Stein then reveals the actual source of all of this information about the non-corporate opposition to making more workers eligible for overtime.
"In a conference call Wednesday led by WMC and a coalition of other groups, league executive director Jerry Deschane told reporters that a boost for workers was reasonable but that the new rules went too far."
Deconstructing Milwaukee Journal Sentinel coverage, it is clear that the WMC held a conference call, where they sought to soften the message by having it come not from corporate CEOs who would be seen as fighting to pay their workers as little as possible, but softer sources like universities, charities, and local government officials.
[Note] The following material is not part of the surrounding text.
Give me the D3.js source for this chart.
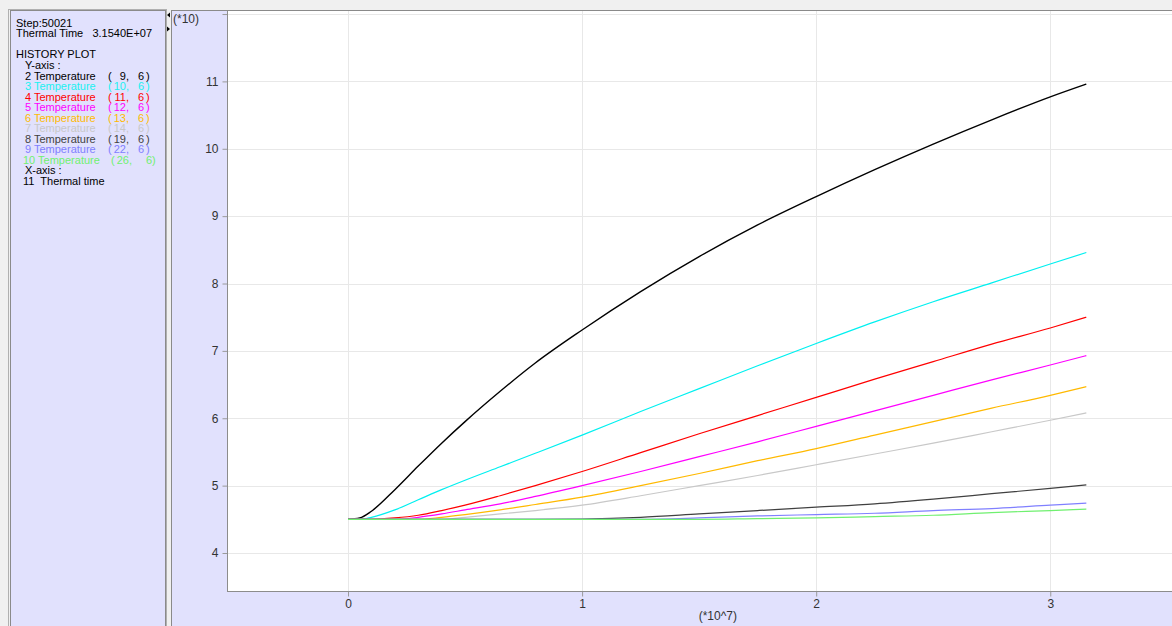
<!DOCTYPE html>
<html><head><meta charset="utf-8">
<script src="https://cdn.jsdelivr.net/npm/d3@7"></script>
<style>
body{margin:0;background:#f0f0f0;}
svg{display:block;font-family:"Liberation Sans",Arial,sans-serif;}
</style>
</head><body><svg id="c" width="1172" height="626"></svg>
<script>
// ---- Data (x in units of 10^7 s, y in units of 10) ----
const timeGrid = [0, 0.05, 0.1, 0.2, 0.3, 0.4, 0.5, 0.65, 0.8, 1.0, 1.25, 1.5, 1.75, 2.0, 2.25, 2.5, 2.75, 3.0, 3.154];
const temp2  = [4.5, 4.52, 4.62, 4.94, 5.29, 5.63, 5.95, 6.40, 6.82, 7.31, 7.88, 8.40, 8.87, 9.29, 9.69, 10.07, 10.43, 10.77, 10.96];
const temp3  = [4.5, 4.5, 4.53, 4.64, 4.79, 4.94, 5.08, 5.28, 5.48, 5.75, 6.10, 6.44, 6.78, 7.11, 7.43, 7.73, 8.01, 8.29, 8.46];
const temp4  = [4.5, 4.5, 4.5, 4.52, 4.56, 4.63, 4.71, 4.85, 5.00, 5.21, 5.49, 5.77, 6.04, 6.31, 6.58, 6.84, 7.10, 7.34, 7.50];
const temp5  = [4.5, 4.5, 4.5, 4.5, 4.53, 4.58, 4.64, 4.73, 4.84, 5.00, 5.21, 5.43, 5.65, 5.88, 6.11, 6.34, 6.57, 6.79, 6.93];
const temp6  = [4.5, 4.5, 4.5, 4.5, 4.5, 4.53, 4.57, 4.64, 4.72, 4.83, 5.00, 5.18, 5.37, 5.55, 5.75, 5.95, 6.15, 6.34, 6.47];
const temp7  = [4.5, 4.5, 4.5, 4.5, 4.5, 4.5, 4.53, 4.58, 4.63, 4.71, 4.85, 5.00, 5.15, 5.31, 5.47, 5.63, 5.80, 5.97, 6.08];
const temp8  = [4.5, 4.5, 4.5, 4.5, 4.5, 4.5, 4.5, 4.5, 4.5, 4.505, 4.53, 4.58, 4.63, 4.68, 4.73, 4.80, 4.88, 4.96, 5.01];
const temp9  = [4.5, 4.5, 4.5, 4.5, 4.5, 4.5, 4.5, 4.5, 4.5, 4.5, 4.5, 4.52, 4.55, 4.57, 4.59, 4.63, 4.66, 4.71, 4.74];
const temp10 = [4.5, 4.5, 4.5, 4.5, 4.5, 4.5, 4.5, 4.5, 4.5, 4.5, 4.5, 4.5, 4.51, 4.52, 4.54, 4.56, 4.60, 4.63, 4.65];
const seriesValues = [temp2, temp3, temp4, temp5, temp6, temp7, temp8, temp9, temp10];
const seriesIds = [2, 3, 4, 5, 6, 7, 8, 9, 10];
const nodeI = [9, 10, 11, 12, 13, 14, 19, 22, 26];
const nodeJ = [6, 6, 6, 6, 6, 6, 6, 6, 6];
const seriesColors = ["#000000", "#00f0f0", "#ff0000", "#ff00ff", "#ffb900", "#c8c8c8", "#404040", "#8080ff", "#70f070"];
const yTicks = [4, 5, 6, 7, 8, 9, 10, 11, 12];
const yTickLabels = ["4", "5", "6", "7", "8", "9", "10", "11", ""];
const xTicks = [0, 1, 2, 3];
const xTickLabels = ["0", "1", "2", "3"];
const infoLines = ["Step:50021", "Thermal Time   3.1540E+07"];

const svg = d3.select("#c");
const panelFill = "#e1e1fd";

// ---- Frames ----
svg.append("rect").attr("x", 0).attr("y", 0).attr("width", 1172).attr("height", 626).attr("fill", "#f0f0f0");
svg.append("rect").attr("x", 8.5).attr("y", 9.5).attr("width", 158).attr("height", 630).attr("fill", "none").attr("stroke", "#b0b0b0");
svg.append("rect").attr("x", 10.5).attr("y", 10.5).attr("width", 155).attr("height", 630).attr("fill", panelFill).attr("stroke", "#8a8a8a");
svg.append("rect").attr("x", 171.5).attr("y", 10.5).attr("width", 1010).attr("height", 630).attr("fill", panelFill).attr("stroke", "#8a8a8a");

// ---- Scales ----
const plotL = 227, plotR = 1172, plotT = 11, plotB = 591;
const x = d3.scaleLinear().domain([-0.517, 3.52]).range([plotL, plotR]);
const y = d3.scaleLinear().domain([3.436, 12.045]).range([plotB, plotT]);

svg.append("rect").attr("x", plotL).attr("y", plotT).attr("width", plotR - plotL).attr("height", plotB - plotT).attr("fill", "#ffffff");

// grid
const grid = svg.append("g");
grid.selectAll("line.gy").data(yTicks).join("line")
  .attr("x1", plotL).attr("x2", plotR)
  .attr("y1", d => Math.round(y(d)) + 0.5).attr("y2", d => Math.round(y(d)) + 0.5)
  .attr("stroke", "#e8e8e8");
grid.selectAll("line.gx").data(xTicks).join("line")
  .attr("y1", plotT).attr("y2", plotB)
  .attr("x1", d => Math.round(x(d)) + 0.5).attr("x2", d => Math.round(x(d)) + 0.5)
  .attr("stroke", "#e8e8e8");

// axes
const yAxis = d3.axisLeft(y).tickValues(yTicks).tickSize(5).tickPadding(4)
  .tickFormat((d, i) => yTickLabels[i]);
const gy = svg.append("g").attr("transform", `translate(${plotL + 0.5},0)`).call(yAxis);
const xAxis = d3.axisBottom(x).tickValues(xTicks).tickSize(5).tickPadding(3)
  .tickFormat((d, i) => xTickLabels[i]);
const gx = svg.append("g").attr("transform", `translate(0,${plotB + 0.5})`).call(xAxis);
[gx, gy].forEach(g => {
  g.select(".domain").remove();
  g.selectAll(".tick line").attr("stroke", "#9a9a9a");
  g.selectAll(".tick text").attr("fill", "#333").attr("font-size", 12)
   .attr("font-family", "Liberation Sans, Arial, sans-serif");
});
svg.append("line").attr("x1", plotL + 0.5).attr("x2", plotL + 0.5).attr("y1", plotT).attr("y2", plotB + 1).attr("stroke", "#8c8c8c");
svg.append("line").attr("x1", plotL).attr("x2", plotR).attr("y1", plotB + 0.5).attr("y2", plotB + 0.5).attr("stroke", "#8c8c8c");
svg.append("line").attr("x1", 172).attr("x2", plotR).attr("y1", 10.5).attr("y2", 10.5).attr("stroke", "#8a8a8a");

// axis multipliers
svg.append("text").attr("x", 173).attr("y", 23).attr("font-size", 12).attr("fill", "#333").text("(*10)");
svg.append("text").attr("x", x(1.58)).attr("y", 620).attr("font-size", 12).attr("fill", "#333")
  .attr("text-anchor", "middle").text("(*10^7)");
// small arrows
svg.append("path").attr("d", "M167,15 l3,-2.5 v5 z").attr("fill", "#000");
svg.append("path").attr("d", "M170,29 l-3,-2.5 v5 z").attr("fill", "#000");

// ---- Lines ----
svg.append("clipPath").attr("id", "pc").append("rect")
  .attr("x", plotL + 1).attr("y", plotT).attr("width", plotR - plotL).attr("height", plotB - plotT);
const line = d3.line().curve(d3.curveMonotoneX).x((d, i) => x(timeGrid[i])).y(d => y(d));
svg.append("g").attr("clip-path", "url(#pc)")
  .selectAll("path").data(seriesValues).join("path")
  .attr("d", d => line(d))
  .attr("fill", "none")
  .attr("stroke", (d, i) => seriesColors[i])
  .attr("stroke-width", (d, i) => i === 0 ? 1.4 : 1.2);

// ---- Info panel ----
const info = svg.append("g").attr("font-size", 11).attr("fill", "#000");
info.selectAll("text.info").data(infoLines).join("text")
  .attr("x", 16).attr("y", (d, i) => 27 + i * 10.3).attr("xml:space", "preserve")
  .style("white-space", "pre").text(d => d);
info.append("text").attr("x", 16).attr("y", 58).text("HISTORY PLOT");
info.append("text").attr("x", 25).attr("y", 68.8).text("Y-axis :");
const rowY = i => 79.5 + i * 10.5;
const rows = info.selectAll("g.row").data(seriesIds).join("g").attr("fill", (d, i) => seriesColors[i] === "#00f0f0" ? "#20f0f0" : seriesColors[i]);
rows.append("text").attr("x", d => d >= 10 ? 23 : 25).attr("y", (d, i) => rowY(i))
  .text(d => `${d} Temperature`);
rows.append("text").attr("x", d => d >= 10 ? 111 : 108).attr("y", (d, i) => rowY(i)).text("(");
rows.append("text").attr("x", d => d >= 10 ? 132 : 129).attr("y", (d, i) => rowY(i)).attr("text-anchor", "end")
  .text((d, i) => nodeI[i] + ",");
rows.append("text").attr("x", d => d >= 10 ? 146 : 138).attr("y", (d, i) => rowY(i))
  .text((d, i) => nodeJ[i]);
rows.append("text").attr("x", d => d >= 10 ? 152 : 146).attr("y", (d, i) => rowY(i)).text(")");
info.append("text").attr("x", 25).attr("y", rowY(9)).text("X-axis :");
info.append("text").attr("x", 23).attr("y", rowY(10)).attr("xml:space", "preserve").style("white-space", "pre").text("11  Thermal time");
</script>
</body></html>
These officials may be willing to serve as props for the WMC, but they are not the players who will be driving the effort to override the overtime rule in Congress.
This is exactly what the WMC’s PR folks wanted, and Stein delivered it to them on a silver platter in the state’s largest newspaper.
Absent from this coverage are the stories of workers who are struggling to afford the basics even when working an average of 47 hours per week in Wisconsin. Also absent is any broader analysis of the economic benefits to the economy of rewarding work, and giving working families the resources to spend more dollars in their local communities.
Wisconsin coverage of the overtime rule (so far) is a classic example of how rigged media coverage aides and abets the rigging of the economy against workers.
But don’t despair. Although a new vision for a fair economy may have been ignored in the first burst of coverage, Wisconsin Senator Ron Johnson has announced he will take the lead in trying to pass legislation to override the overtime rule. This, and his challenger Russ Feingold’s immediate support for the revision of the overtime rules, gives progressives more opportunity to fight through the biased media filter and get the message out that what is good for workers is good for the economy.